◆ Written exercise
Write out, word for word, the first line of the data below and every line after it through the one containing "directions = np.arange(0, 360, 5)".

[Data section start]

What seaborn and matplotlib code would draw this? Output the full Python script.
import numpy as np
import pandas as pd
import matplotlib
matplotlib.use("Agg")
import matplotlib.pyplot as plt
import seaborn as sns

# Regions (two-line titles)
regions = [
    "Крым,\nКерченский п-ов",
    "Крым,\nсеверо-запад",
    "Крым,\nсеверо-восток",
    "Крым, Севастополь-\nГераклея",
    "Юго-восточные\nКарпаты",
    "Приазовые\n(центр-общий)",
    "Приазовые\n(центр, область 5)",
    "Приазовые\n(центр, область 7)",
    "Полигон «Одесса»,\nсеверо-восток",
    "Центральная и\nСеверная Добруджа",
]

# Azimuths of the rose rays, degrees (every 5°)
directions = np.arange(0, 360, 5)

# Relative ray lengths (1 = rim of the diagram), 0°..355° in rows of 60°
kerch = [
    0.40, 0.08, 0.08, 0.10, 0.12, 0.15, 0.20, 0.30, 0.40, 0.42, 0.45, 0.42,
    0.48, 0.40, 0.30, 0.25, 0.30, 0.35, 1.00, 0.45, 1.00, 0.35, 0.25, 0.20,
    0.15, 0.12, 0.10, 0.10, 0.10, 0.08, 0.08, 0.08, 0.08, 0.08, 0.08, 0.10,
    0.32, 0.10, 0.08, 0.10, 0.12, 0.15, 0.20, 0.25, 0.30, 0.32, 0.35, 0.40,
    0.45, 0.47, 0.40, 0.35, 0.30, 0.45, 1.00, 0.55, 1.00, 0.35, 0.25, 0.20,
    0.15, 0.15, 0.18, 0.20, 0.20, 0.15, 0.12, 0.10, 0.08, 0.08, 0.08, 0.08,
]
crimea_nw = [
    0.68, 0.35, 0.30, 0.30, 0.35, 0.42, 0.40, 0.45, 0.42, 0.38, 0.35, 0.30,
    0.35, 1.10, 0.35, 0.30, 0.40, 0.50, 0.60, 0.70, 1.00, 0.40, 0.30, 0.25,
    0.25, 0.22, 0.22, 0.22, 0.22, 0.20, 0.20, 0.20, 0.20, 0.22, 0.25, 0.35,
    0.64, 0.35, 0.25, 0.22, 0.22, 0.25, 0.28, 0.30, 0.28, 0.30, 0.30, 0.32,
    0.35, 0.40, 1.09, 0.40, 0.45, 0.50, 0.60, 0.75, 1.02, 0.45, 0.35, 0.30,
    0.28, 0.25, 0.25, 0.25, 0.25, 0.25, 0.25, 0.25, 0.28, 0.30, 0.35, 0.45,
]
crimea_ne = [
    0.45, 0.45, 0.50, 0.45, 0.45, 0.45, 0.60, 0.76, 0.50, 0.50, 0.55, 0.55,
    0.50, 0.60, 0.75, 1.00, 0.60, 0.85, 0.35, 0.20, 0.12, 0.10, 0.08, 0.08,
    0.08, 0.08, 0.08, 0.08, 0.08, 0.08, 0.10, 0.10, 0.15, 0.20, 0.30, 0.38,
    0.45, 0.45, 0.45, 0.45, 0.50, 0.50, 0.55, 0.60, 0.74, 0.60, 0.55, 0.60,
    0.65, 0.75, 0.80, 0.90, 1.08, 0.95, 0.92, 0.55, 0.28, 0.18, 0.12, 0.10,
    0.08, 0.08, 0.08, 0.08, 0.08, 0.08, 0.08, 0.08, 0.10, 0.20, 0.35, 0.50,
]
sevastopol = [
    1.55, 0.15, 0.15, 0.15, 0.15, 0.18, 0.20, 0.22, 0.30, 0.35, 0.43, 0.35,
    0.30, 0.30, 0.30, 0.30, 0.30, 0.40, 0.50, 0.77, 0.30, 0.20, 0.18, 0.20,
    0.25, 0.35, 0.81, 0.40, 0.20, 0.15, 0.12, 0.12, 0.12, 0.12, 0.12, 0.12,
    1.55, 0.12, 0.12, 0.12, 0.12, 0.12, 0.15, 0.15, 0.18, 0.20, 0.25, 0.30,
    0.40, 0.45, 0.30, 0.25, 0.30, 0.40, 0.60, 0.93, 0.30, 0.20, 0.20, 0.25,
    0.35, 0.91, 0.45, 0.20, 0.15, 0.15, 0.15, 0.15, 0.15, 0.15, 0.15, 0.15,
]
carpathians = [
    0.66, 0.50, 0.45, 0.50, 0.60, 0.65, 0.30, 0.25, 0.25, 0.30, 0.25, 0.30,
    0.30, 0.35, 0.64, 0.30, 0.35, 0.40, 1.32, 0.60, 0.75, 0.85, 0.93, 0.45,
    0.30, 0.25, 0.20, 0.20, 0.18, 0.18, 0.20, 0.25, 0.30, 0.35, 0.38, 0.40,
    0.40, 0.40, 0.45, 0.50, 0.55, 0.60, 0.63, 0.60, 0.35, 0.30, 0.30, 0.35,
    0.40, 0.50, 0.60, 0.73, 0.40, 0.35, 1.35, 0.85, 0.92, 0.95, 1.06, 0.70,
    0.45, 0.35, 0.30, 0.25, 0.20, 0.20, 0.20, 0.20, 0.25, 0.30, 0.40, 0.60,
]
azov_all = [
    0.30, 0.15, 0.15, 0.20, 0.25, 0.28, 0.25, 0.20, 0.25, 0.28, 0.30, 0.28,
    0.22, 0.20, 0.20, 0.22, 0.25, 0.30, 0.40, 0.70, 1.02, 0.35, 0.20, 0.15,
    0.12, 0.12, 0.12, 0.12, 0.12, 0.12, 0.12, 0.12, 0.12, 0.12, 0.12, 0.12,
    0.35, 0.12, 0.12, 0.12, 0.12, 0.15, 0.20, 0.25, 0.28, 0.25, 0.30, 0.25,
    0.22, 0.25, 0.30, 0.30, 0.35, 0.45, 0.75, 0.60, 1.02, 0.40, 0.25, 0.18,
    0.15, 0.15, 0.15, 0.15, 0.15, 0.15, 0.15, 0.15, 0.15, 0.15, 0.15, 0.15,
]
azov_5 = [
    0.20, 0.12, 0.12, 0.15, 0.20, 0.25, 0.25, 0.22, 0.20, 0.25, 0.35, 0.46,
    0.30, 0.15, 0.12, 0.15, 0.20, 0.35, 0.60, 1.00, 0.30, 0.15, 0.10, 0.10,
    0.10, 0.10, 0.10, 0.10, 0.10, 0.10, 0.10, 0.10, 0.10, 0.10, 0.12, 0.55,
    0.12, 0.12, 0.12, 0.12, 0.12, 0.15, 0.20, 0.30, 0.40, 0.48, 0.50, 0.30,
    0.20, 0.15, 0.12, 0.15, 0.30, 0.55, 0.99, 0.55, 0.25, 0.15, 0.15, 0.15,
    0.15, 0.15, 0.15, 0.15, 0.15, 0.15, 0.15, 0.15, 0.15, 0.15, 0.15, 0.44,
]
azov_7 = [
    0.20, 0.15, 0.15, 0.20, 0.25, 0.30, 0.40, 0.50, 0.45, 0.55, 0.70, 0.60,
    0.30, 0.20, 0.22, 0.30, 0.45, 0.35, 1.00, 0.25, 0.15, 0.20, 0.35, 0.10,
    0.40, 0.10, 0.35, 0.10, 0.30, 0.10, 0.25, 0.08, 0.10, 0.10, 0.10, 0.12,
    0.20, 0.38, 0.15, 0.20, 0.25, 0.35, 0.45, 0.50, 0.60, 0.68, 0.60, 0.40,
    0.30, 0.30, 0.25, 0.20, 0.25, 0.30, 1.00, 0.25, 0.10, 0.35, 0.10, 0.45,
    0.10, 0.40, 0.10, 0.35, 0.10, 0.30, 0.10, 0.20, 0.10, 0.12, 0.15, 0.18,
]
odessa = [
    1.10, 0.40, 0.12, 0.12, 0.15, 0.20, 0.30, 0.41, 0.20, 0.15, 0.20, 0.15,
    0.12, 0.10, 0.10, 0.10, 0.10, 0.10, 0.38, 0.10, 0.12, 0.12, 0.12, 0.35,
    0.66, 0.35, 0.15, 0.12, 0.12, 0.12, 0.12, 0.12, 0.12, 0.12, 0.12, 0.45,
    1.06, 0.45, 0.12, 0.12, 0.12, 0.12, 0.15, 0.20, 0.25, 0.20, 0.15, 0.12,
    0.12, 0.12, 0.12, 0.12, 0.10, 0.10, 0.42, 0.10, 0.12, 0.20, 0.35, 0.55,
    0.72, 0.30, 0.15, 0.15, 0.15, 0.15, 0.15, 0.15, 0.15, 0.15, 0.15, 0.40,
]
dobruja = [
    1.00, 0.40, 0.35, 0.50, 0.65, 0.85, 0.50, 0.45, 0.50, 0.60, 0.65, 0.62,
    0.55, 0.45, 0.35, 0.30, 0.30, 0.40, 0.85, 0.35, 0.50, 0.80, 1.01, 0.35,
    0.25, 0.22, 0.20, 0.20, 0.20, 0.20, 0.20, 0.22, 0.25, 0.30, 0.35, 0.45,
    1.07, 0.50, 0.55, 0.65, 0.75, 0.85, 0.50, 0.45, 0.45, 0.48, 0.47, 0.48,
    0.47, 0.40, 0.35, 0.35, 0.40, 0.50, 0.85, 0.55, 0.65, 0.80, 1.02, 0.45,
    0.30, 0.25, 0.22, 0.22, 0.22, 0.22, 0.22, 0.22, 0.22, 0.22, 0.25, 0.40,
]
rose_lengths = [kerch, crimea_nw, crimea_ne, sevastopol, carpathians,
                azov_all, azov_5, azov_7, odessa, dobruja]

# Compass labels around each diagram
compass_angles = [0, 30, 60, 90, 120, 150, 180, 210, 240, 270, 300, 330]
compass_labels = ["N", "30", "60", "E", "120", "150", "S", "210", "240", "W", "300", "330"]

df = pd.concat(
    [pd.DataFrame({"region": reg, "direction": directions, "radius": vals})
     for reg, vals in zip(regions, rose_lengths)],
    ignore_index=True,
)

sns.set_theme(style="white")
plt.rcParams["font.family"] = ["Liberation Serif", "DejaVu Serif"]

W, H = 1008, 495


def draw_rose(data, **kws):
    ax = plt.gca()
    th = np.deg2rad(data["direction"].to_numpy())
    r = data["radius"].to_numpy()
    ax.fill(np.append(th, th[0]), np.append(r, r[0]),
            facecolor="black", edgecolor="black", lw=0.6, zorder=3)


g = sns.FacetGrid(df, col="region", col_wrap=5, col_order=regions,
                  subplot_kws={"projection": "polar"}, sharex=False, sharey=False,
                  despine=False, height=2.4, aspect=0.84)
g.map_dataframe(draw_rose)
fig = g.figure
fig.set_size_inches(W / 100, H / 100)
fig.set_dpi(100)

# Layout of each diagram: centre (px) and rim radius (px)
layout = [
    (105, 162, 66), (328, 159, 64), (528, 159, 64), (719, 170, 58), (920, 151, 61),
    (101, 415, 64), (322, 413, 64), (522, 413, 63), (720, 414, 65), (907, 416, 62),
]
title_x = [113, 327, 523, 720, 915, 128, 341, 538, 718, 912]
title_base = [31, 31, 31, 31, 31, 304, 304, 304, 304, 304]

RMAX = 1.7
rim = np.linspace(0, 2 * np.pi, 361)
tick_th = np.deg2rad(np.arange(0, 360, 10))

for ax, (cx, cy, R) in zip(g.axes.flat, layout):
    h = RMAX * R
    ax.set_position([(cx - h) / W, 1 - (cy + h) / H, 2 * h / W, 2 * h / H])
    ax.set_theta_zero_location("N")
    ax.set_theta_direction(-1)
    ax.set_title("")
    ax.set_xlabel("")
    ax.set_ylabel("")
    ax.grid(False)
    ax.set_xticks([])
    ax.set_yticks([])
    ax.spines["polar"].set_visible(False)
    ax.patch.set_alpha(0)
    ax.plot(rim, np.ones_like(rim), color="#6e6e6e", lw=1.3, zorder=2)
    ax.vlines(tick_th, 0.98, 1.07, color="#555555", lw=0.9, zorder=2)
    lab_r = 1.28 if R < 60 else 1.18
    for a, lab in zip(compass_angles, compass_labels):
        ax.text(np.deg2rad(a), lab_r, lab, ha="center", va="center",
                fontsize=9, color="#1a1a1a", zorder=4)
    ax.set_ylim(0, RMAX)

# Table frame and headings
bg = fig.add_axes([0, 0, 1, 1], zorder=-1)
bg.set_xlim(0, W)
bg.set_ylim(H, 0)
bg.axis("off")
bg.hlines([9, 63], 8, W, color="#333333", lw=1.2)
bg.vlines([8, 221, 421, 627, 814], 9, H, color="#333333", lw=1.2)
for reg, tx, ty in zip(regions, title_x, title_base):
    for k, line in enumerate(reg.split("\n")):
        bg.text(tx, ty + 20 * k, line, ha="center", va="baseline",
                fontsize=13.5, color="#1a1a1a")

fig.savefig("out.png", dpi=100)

[Data section end]

◆ Right answer
What seaborn and matplotlib code would draw this? Output the full Python script.
import numpy as np
import pandas as pd
import matplotlib
matplotlib.use("Agg")
import matplotlib.pyplot as plt
import seaborn as sns

# Regions (two-line titles)
regions = [
    "Крым,\nКерченский п-ов",
    "Крым,\nсеверо-запад",
    "Крым,\nсеверо-восток",
    "Крым, Севастополь-\nГераклея",
    "Юго-восточные\nКарпаты",
    "Приазовые\n(центр-общий)",
    "Приазовые\n(центр, область 5)",
    "Приазовые\n(центр, область 7)",
    "Полигон «Одесса»,\nсеверо-восток",
    "Центральная и\nСеверная Добруджа",
]

# Azimuths of the rose rays, degrees (every 5°)
directions = np.arange(0, 360, 5)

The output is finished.